(Data items)
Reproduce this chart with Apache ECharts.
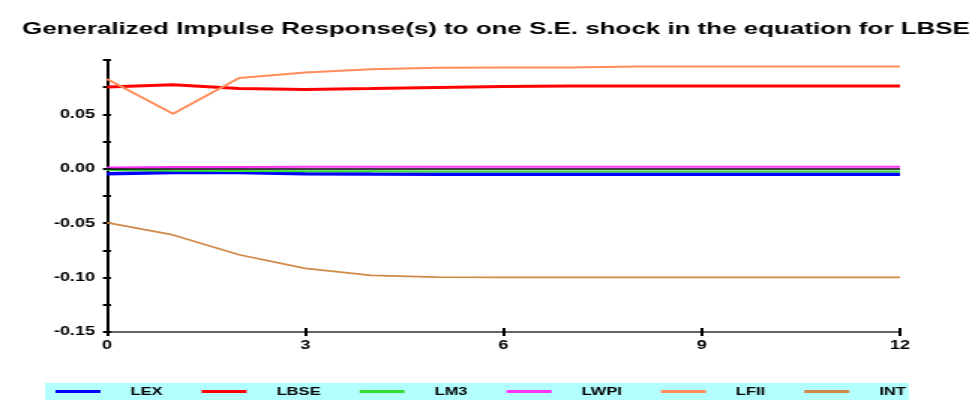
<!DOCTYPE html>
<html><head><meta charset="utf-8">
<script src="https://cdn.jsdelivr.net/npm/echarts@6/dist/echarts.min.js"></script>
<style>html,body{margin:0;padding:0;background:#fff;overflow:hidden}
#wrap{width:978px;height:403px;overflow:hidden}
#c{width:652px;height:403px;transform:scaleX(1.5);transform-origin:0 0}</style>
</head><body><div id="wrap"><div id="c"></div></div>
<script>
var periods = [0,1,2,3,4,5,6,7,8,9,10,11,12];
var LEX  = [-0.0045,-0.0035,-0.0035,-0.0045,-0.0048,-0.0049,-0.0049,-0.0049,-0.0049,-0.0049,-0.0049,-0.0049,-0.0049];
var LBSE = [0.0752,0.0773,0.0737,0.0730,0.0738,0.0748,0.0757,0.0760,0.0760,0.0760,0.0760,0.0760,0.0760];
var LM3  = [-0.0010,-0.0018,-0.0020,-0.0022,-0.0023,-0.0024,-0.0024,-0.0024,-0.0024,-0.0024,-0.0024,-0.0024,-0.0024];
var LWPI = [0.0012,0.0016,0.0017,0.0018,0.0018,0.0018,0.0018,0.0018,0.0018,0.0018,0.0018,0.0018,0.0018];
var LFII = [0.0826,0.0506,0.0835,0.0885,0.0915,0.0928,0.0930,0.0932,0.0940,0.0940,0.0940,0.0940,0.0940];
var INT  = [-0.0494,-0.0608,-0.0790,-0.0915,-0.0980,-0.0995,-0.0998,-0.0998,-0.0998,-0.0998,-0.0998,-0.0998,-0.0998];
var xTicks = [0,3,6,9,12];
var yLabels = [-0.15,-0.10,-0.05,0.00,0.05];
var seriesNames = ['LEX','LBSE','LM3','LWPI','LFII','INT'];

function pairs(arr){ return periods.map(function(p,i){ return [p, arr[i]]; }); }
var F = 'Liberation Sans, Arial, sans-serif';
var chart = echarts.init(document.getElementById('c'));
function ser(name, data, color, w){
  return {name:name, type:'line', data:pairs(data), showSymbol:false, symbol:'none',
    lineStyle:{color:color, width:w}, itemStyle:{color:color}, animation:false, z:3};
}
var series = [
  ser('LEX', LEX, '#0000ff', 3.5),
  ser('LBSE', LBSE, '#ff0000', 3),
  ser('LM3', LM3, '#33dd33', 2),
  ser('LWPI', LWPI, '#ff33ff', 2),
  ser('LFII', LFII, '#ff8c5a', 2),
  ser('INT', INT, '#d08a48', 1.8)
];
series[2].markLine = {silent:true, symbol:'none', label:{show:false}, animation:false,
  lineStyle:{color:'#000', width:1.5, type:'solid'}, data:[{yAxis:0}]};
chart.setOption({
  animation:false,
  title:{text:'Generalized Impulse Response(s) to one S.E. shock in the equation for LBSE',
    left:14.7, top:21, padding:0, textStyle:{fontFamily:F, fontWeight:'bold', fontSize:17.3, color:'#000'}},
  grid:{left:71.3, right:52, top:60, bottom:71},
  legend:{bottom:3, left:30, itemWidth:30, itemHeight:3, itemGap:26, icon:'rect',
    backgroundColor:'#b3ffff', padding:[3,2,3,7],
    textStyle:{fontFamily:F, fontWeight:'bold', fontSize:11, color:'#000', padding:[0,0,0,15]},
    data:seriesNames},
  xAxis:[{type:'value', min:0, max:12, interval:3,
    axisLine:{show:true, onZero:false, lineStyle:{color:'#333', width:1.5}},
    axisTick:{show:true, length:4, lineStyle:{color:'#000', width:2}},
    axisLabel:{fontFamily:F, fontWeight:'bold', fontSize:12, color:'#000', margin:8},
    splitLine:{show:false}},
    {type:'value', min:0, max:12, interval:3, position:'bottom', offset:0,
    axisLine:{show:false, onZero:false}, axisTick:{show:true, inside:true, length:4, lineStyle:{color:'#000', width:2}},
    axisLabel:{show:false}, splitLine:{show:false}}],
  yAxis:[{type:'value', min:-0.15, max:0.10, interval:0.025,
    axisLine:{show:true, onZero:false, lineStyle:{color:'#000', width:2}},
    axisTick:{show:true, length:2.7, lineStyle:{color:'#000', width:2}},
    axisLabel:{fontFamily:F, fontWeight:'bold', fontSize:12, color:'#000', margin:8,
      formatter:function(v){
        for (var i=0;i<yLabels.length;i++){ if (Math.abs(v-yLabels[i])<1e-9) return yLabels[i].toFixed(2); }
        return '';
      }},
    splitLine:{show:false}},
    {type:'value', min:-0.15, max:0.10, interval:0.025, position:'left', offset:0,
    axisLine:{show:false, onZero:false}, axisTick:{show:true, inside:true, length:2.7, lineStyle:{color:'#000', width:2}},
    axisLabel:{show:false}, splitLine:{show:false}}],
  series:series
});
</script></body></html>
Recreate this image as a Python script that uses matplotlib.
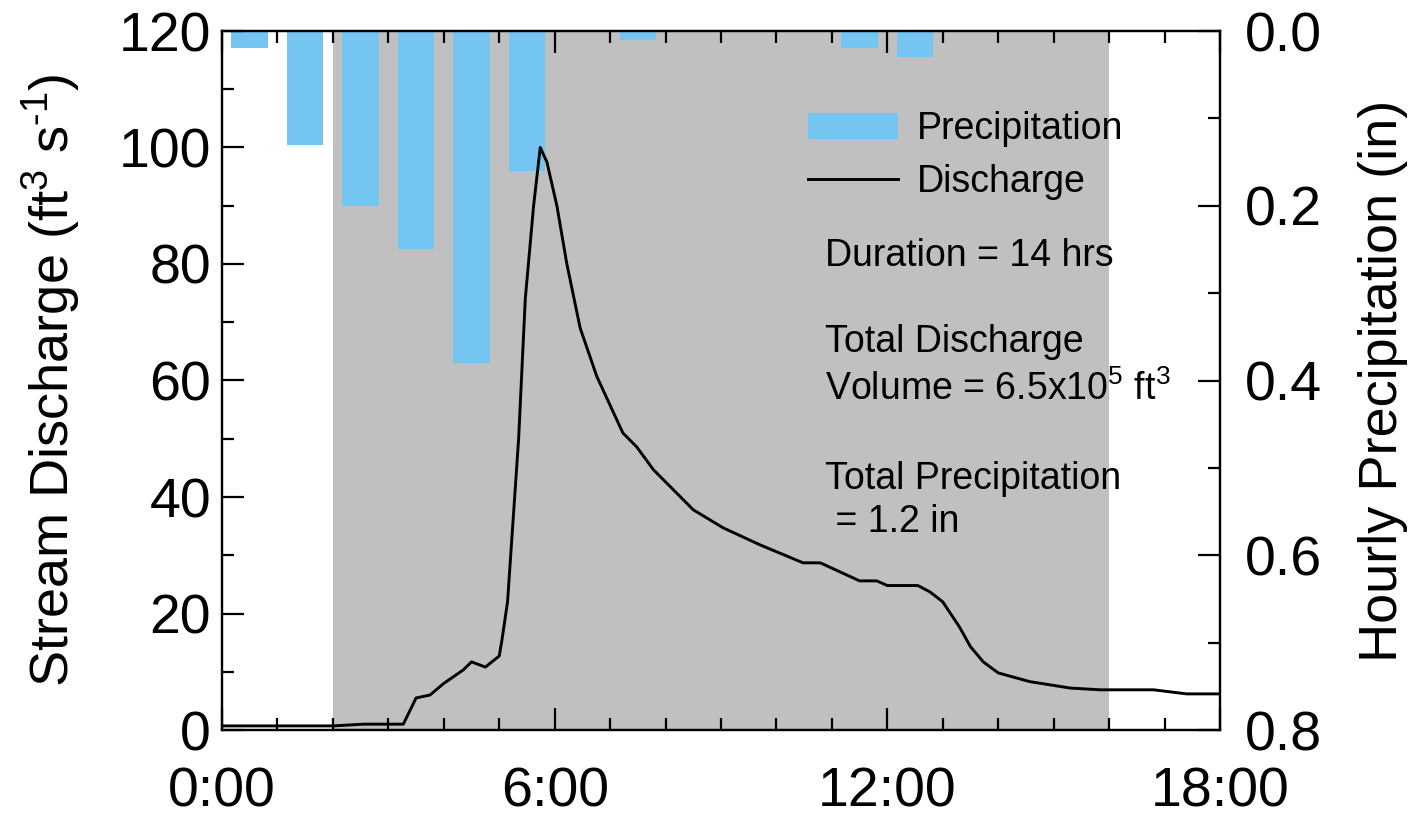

### EXERCISE BRIEF
Write out every record above exactly as it stands, but leave out the pictures.

### EXERCISE ANSWER
Reproduce this chart with Apache ECharts.
<!DOCTYPE html>
<html><head><meta charset="utf-8">
<script src="https://cdn.jsdelivr.net/npm/echarts@6/dist/echarts.min.js"></script>
<style>html,body{margin:0;padding:0;background:#fff;overflow:hidden}
#wrap{width:978px;height:403px;overflow:hidden}
#c{width:652px;height:403px;transform:scaleX(1.5);transform-origin:0 0}</style>
</head><body><div id="wrap"><div id="c"></div></div>
<script>
var periods = [0,1,2,3,4,5,6,7,8,9,10,11,12];
var LEX  = [-0.0045,-0.0035,-0.0035,-0.0045,-0.0048,-0.0049,-0.0049,-0.0049,-0.0049,-0.0049,-0.0049,-0.0049,-0.0049];
var LBSE = [0.0752,0.0773,0.0737,0.0730,0.0738,0.0748,0.0757,0.0760,0.0760,0.0760,0.0760,0.0760,0.0760];
var LM3  = [-0.0010,-0.0018,-0.0020,-0.0022,-0.0023,-0.0024,-0.0024,-0.0024,-0.0024,-0.0024,-0.0024,-0.0024,-0.0024];
var LWPI = [0.0012,0.0016,0.0017,0.0018,0.0018,0.0018,0.0018,0.0018,0.0018,0.0018,0.0018,0.0018,0.0018];
var LFII = [0.0826,0.0506,0.0835,0.0885,0.0915,0.0928,0.0930,0.0932,0.0940,0.0940,0.0940,0.0940,0.0940];
var INT  = [-0.0494,-0.0608,-0.0790,-0.0915,-0.0980,-0.0995,-0.0998,-0.0998,-0.0998,-0.0998,-0.0998,-0.0998,-0.0998];
var xTicks = [0,3,6,9,12];
var yLabels = [-0.15,-0.10,-0.05,0.00,0.05];
var seriesNames = ['LEX','LBSE','LM3','LWPI','LFII','INT'];

function pairs(arr){ return periods.map(function(p,i){ return [p, arr[i]]; }); }
var F = 'Liberation Sans, Arial, sans-serif';
var chart = echarts.init(document.getElementById('c'));
function ser(name, data, color, w){
  return {name:name, type:'line', data:pairs(data), showSymbol:false, symbol:'none',
    lineStyle:{color:color, width:w}, itemStyle:{color:color}, animation:false, z:3};
}
var series = [
  ser('LEX', LEX, '#0000ff', 3.5),
  ser('LBSE', LBSE, '#ff0000', 3),
  ser('LM3', LM3, '#33dd33', 2),
  ser('LWPI', LWPI, '#ff33ff', 2),
  ser('LFII', LFII, '#ff8c5a', 2),
  ser('INT', INT, '#d08a48', 1.8)
];
series[2].markLine = {silent:true, symbol:'none', label:{show:false}, animation:false,
  lineStyle:{color:'#000', width:1.5, type:'solid'}, data:[{yAxis:0}]};
chart.setOption({
  animation:false,
  title:{text:'Generalized Impulse Response(s) to one S.E. shock in the equation for LBSE',
    left:14.7, top:21, padding:0, textStyle:{fontFamily:F, fontWeight:'bold', fontSize:17.3, color:'#000'}},
  grid:{left:71.3, right:52, top:60, bottom:71},
  legend:{bottom:3, left:30, itemWidth:30, itemHeight:3, itemGap:26, icon:'rect',
    backgroundColor:'#b3ffff', padding:[3,2,3,7],
    textStyle:{fontFamily:F, fontWeight:'bold', fontSize:11, color:'#000', padding:[0,0,0,15]},
    data:seriesNames},
  xAxis:[{type:'value', min:0, max:12, interval:3,
    axisLine:{show:true, onZero:false, lineStyle:{color:'#333', width:1.5}},
    axisTick:{show:true, length:4, lineStyle:{color:'#000', width:2}},
    axisLabel:{fontFamily:F, fontWeight:'bold', fontSize:12, color:'#000', margin:8},
    splitLine:{show:false}},
    {type:'value', min:0, max:12, interval:3, position:'bottom', offset:0,
    axisLine:{show:false, onZero:false}, axisTick:{show:true, inside:true, length:4, lineStyle:{color:'#000', width:2}},
    axisLabel:{show:false}, splitLine:{show:false}}],
  yAxis:[{type:'value', min:-0.15, max:0.10, interval:0.025,
    axisLine:{show:true, onZero:false, lineStyle:{color:'#000', width:2}},
    axisTick:{show:true, length:2.7, lineStyle:{color:'#000', width:2}},
    axisLabel:{fontFamily:F, fontWeight:'bold', fontSize:12, color:'#000', margin:8,
      formatter:function(v){
        for (var i=0;i<yLabels.length;i++){ if (Math.abs(v-yLabels[i])<1e-9) return yLabels[i].toFixed(2); }
        return '';
      }},
    splitLine:{show:false}},
    {type:'value', min:-0.15, max:0.10, interval:0.025, position:'left', offset:0,
    axisLine:{show:false, onZero:false}, axisTick:{show:true, inside:true, length:2.7, lineStyle:{color:'#000', width:2}},
    axisLabel:{show:false}, splitLine:{show:false}}],
  series:series
});
</script></body></html>
Recreate this image as a Python script that uses matplotlib.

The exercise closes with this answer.